Repeat exactly the lines running from the first line of the data to the line containing "myChart = echarts.init(document.getElementById('container'));", both ends included, and nothing else; drop the pictures.

• **INFORMATION PROVIDED**:

────────────────

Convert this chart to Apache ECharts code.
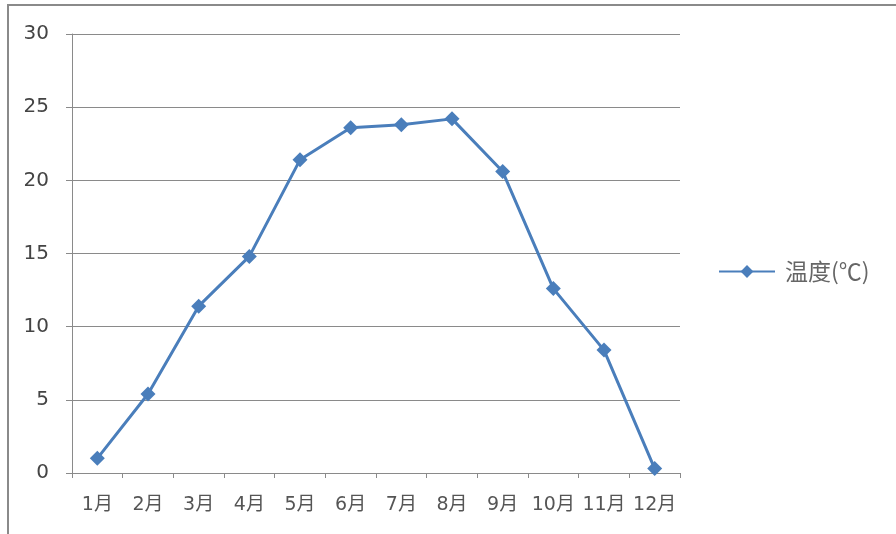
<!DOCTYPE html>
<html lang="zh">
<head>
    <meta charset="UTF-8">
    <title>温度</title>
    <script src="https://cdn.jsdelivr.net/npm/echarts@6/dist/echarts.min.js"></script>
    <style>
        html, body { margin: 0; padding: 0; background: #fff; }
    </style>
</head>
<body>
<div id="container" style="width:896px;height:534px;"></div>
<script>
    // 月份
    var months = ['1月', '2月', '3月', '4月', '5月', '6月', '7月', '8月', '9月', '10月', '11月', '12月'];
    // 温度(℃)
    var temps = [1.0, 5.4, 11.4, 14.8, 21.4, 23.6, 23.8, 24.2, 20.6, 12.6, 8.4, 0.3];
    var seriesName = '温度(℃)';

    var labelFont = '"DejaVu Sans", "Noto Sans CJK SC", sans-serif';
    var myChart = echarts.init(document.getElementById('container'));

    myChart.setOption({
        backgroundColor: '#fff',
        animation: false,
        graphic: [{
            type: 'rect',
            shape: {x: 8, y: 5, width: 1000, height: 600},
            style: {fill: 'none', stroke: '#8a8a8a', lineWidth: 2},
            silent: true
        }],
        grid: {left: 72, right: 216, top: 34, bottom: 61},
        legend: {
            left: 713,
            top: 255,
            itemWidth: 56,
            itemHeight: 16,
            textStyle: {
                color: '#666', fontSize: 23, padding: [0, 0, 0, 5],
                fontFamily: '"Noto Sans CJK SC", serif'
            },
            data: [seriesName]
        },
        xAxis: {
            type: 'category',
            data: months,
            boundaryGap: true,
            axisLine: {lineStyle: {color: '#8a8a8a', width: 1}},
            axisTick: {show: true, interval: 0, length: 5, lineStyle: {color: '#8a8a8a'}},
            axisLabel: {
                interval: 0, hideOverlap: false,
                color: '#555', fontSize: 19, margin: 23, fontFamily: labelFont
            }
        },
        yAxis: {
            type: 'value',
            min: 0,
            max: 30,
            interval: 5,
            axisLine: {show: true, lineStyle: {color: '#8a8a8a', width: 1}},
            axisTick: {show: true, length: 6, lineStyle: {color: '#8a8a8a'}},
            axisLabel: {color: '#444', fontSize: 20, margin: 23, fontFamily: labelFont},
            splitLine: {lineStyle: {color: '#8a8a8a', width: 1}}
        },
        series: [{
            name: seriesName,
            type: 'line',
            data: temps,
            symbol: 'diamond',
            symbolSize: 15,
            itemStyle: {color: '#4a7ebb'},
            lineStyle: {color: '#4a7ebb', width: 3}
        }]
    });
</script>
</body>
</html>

────────────────

• **FULL RESPONSE**:
Convert this chart to Apache ECharts code.
<!DOCTYPE html>
<html lang="zh">
<head>
    <meta charset="UTF-8">
    <title>温度</title>
    <script src="https://cdn.jsdelivr.net/npm/echarts@6/dist/echarts.min.js"></script>
    <style>
        html, body { margin: 0; padding: 0; background: #fff; }
    </style>
</head>
<body>
<div id="container" style="width:896px;height:534px;"></div>
<script>
    // 月份
    var months = ['1月', '2月', '3月', '4月', '5月', '6月', '7月', '8月', '9月', '10月', '11月', '12月'];
    // 温度(℃)
    var temps = [1.0, 5.4, 11.4, 14.8, 21.4, 23.6, 23.8, 24.2, 20.6, 12.6, 8.4, 0.3];
    var seriesName = '温度(℃)';

    var labelFont = '"DejaVu Sans", "Noto Sans CJK SC", sans-serif';
    var myChart = echarts.init(document.getElementById('container'));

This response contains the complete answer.